Aber jetzt zum Gedankenspiel:
Zwei Freuen laufen neben einander im geringen Abstand durch die Stadt, die eine hat eine Burka an, die andere ist nackt. Was würde passieren? Ich denke, das so gut wie überall die nackte Frau ein Ordnungswidrigkeitverfahren nach §118 bekommen würde, entweder direkt oder zumindest, wenn sie nicht der Aufforderung nachkommen würde, sich anzuziehen. Der Frau in der Burka wird (meiner Meinung nach vollkommen richtig) nichts passieren.
Jetzt schauen wir uns (mal wieder) den §118 OWIG an:
§ 118 Belästigung der Allgemeinheit
(1) Ordnungswidrig handelt, wer eine grob ungehörige Handlung vornimmt, die geeignet ist, die Allgemeinheit zu belästigen oder zu gefährden und die öffentliche Ordnung zu beeinträchtigen.
(2) Die Ordnungswidrigkeit kann mit einer Geldbuße geahndet werden, wenn die Handlung nicht nach anderen Vorschriften geahndet werden kann.
Absatz 2 ist hier in beiden Fällen irrelevant, also holen wir uns noch die Definition von "grob ungehörig"
Eine grob ungehörige Handlung ist eine Handlung, die "objektiv jenes Minimum an Regeln grob verletzt, ohne deren Beachtung auch eine für Entwicklungen offene Gesellschaft nicht auskommt." (Göhler, OWiG,13. Aufl., 2002, § 118 Rn. 4).
So wird ja regelmäßig in Bezug auf Nackheit in der Öffentlichkeit argumentiert. Gehört es aber auch nicht zu dem "Minimum an Regeln", dass man jemanden, den man anschaut, auch ins Gesicht sehen kann? Verrät mir die Mimik eines fremden Menschen nicht mehr als sein Körper? Sollte der erste Blick zu einem Fremden nicht in das Gesicht anstatt auf seinen Geschlechtsteile sein? Ist das Schamgefühl wichtiger als das Sicherheitsgefühl - wobei meiner Meinung nach bei diesen Fällen beide nicht objektiv verletzt werden. Das ist der Knackpunkt bei diesem Gedankenspiel.

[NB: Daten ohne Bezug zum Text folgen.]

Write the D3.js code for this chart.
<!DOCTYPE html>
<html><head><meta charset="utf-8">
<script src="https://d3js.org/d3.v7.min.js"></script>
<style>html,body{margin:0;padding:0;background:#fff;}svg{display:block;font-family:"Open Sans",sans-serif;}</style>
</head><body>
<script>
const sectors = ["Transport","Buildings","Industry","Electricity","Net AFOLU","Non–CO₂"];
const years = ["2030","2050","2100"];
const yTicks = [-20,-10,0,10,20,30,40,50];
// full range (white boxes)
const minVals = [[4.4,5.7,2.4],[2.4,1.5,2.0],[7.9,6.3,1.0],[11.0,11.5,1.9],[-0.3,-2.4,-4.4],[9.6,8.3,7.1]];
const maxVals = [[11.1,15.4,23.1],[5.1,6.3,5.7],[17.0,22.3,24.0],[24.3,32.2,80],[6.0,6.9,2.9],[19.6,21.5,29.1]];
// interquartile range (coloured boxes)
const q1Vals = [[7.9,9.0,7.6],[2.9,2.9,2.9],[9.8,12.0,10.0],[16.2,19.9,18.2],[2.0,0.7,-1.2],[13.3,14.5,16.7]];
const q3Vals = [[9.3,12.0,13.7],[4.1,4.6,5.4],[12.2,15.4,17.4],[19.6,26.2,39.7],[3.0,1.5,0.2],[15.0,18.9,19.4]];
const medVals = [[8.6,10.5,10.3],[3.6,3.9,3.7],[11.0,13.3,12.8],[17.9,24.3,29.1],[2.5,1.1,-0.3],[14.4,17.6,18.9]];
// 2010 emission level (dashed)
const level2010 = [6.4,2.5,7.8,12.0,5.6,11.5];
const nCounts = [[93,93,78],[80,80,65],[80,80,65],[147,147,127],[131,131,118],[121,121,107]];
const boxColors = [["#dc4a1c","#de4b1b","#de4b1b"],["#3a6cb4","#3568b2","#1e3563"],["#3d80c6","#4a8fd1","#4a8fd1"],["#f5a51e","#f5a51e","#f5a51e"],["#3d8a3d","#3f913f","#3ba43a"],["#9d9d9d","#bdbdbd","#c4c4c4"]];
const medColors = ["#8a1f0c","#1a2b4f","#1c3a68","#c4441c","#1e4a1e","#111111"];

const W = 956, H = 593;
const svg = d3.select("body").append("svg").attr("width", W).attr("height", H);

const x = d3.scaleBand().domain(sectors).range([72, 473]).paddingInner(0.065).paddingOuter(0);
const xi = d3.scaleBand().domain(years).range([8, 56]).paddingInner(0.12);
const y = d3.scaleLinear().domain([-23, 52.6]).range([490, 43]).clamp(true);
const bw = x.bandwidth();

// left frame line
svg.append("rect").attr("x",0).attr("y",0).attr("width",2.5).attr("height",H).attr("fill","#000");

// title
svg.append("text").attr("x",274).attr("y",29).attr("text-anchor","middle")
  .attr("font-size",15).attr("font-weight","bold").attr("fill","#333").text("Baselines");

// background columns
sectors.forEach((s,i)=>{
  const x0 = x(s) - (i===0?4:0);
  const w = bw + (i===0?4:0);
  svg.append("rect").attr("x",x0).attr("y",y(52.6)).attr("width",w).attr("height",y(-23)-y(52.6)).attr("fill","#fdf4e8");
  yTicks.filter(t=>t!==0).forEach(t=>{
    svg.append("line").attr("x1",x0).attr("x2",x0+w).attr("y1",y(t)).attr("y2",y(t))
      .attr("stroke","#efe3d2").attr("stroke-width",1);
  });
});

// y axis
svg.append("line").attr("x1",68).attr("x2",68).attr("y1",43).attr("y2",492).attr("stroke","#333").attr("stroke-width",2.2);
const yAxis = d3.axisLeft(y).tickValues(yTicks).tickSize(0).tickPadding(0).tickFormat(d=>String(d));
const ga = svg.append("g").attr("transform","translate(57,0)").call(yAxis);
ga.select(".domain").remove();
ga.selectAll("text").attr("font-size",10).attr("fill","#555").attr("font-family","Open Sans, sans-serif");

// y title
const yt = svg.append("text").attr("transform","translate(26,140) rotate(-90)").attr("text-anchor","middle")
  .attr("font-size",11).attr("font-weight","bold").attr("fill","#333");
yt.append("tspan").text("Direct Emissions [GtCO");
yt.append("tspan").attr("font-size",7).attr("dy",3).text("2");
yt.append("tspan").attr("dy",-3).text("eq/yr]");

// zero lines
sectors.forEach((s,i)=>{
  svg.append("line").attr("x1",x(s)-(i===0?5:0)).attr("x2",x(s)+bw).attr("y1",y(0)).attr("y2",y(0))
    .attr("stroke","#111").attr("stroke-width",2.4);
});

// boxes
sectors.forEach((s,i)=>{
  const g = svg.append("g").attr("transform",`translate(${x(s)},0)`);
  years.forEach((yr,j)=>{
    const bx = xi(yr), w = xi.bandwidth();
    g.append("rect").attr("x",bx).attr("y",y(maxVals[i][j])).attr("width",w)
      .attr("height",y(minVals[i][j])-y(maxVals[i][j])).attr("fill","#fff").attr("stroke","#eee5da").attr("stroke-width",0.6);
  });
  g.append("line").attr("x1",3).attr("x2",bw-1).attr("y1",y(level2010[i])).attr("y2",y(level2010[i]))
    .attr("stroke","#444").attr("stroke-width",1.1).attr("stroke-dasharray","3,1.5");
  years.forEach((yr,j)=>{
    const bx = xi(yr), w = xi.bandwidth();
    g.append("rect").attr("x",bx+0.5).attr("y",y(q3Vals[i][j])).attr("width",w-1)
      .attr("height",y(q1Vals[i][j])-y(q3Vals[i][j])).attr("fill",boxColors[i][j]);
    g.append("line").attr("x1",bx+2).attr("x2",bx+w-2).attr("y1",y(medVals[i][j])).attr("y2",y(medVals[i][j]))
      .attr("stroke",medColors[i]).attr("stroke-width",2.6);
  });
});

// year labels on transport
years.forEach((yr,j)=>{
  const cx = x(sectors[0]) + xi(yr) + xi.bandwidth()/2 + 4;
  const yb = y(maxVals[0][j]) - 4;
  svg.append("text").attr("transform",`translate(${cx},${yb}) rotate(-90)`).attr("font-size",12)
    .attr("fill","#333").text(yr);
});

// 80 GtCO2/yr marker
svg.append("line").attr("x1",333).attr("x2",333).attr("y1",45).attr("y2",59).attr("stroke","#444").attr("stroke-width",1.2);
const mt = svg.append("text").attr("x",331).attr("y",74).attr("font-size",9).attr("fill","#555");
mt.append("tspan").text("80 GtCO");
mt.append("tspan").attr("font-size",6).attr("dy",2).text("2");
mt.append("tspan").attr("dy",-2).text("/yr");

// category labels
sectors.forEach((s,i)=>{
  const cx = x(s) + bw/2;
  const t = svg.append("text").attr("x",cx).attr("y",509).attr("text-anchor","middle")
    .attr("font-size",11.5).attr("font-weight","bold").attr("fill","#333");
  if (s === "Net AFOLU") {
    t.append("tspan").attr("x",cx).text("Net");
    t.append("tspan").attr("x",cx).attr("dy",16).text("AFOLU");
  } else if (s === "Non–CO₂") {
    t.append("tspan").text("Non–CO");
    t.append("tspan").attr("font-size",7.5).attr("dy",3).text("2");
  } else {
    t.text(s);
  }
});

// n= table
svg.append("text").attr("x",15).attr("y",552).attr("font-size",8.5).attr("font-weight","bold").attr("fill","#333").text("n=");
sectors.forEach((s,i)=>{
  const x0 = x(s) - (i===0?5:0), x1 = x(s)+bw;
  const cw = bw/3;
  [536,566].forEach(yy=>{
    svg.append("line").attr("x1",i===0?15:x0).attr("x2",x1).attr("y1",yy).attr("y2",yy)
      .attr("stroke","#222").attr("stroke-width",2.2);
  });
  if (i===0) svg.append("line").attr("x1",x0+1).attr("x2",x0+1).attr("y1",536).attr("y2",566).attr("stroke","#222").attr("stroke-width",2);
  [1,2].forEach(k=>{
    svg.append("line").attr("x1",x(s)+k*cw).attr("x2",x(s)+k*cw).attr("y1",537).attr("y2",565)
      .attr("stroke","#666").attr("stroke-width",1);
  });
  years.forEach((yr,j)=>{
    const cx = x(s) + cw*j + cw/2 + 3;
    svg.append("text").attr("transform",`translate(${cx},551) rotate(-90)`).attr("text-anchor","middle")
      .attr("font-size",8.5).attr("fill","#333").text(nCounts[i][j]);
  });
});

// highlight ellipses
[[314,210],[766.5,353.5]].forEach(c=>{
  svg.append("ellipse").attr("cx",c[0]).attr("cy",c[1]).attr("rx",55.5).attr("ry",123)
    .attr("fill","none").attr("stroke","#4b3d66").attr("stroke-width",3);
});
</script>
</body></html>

Denn die weiteren Teile des §118 werden ja in in beiden Fällen gleichermassen tangiert, wenn man, so wie es die Gerichte in diesen Fällen immer getan haben, die Mehrheit der Bevölkerung als Maßstab nimmt, ist diese sowohl gegen Nackte als auch gegen Burkas in der Fußgängerzone. Und in beiden Fällen kann es durch Proteste radikaler Teile der Bevölkerung gegen das Verhalten zu einer Beeinträchtigung der öffentlichen Ordnung kommen.
Worauf ich hinaus will: Wenn eine Gesellschaft eine Vollverschleierung ertragen muss, muss sie dann nicht auch den Anblick eines nackten Körpers ertragen? Kann man ein Extrem erlauben aber das andere verbieten, obwohl es beiden Fällen nicht um ein "Gefähdrungspotential" für die öffentliche Ordnung sondern um persönliche Empfindungen einer Mehrheit geht?
Ich würde gerne eure Meinung hierzu wissen und bitte lasst dabei den Islam aus dem Spiel, darum geht es ja nicht. Natürlich wird in diesem Fall das Thema Religionsfreiheit immer eine Rolle spielen, aber wiegt die schwerer als §2 Grundgesetz?
Artikel 2
(1) Jeder hat das Recht auf die freie Entfaltung seiner Persönlichkeit, soweit er nicht die Rechte anderer verletzt und nicht gegen die verfassungsmäßige Ordnung oder das Sittengesetz verstößt.
(2) Jeder hat das Recht auf Leben und körperliche Unversehrtheit. Die Freiheit der Person ist unverletzlich. In diese Rechte darf nur auf Grund eines Gesetzes eingegriffen werden.
Zu der Sache mit dem "Sittengesetz" hat Michael G. hier ja mal einen interessanten Beitrag geschrieben: https://www.fkk-freunde.info/viewtopic. ... 270#p26062.
P.S.: Mir ist klar, dass man dieses Gedankenspiel auch als Argumentation für die Ahndung des Burkatragens nach §118 benutzen kann, aber das möchte ich nicht erreichen. Meine Intention sollte in diesem Forum klar sein.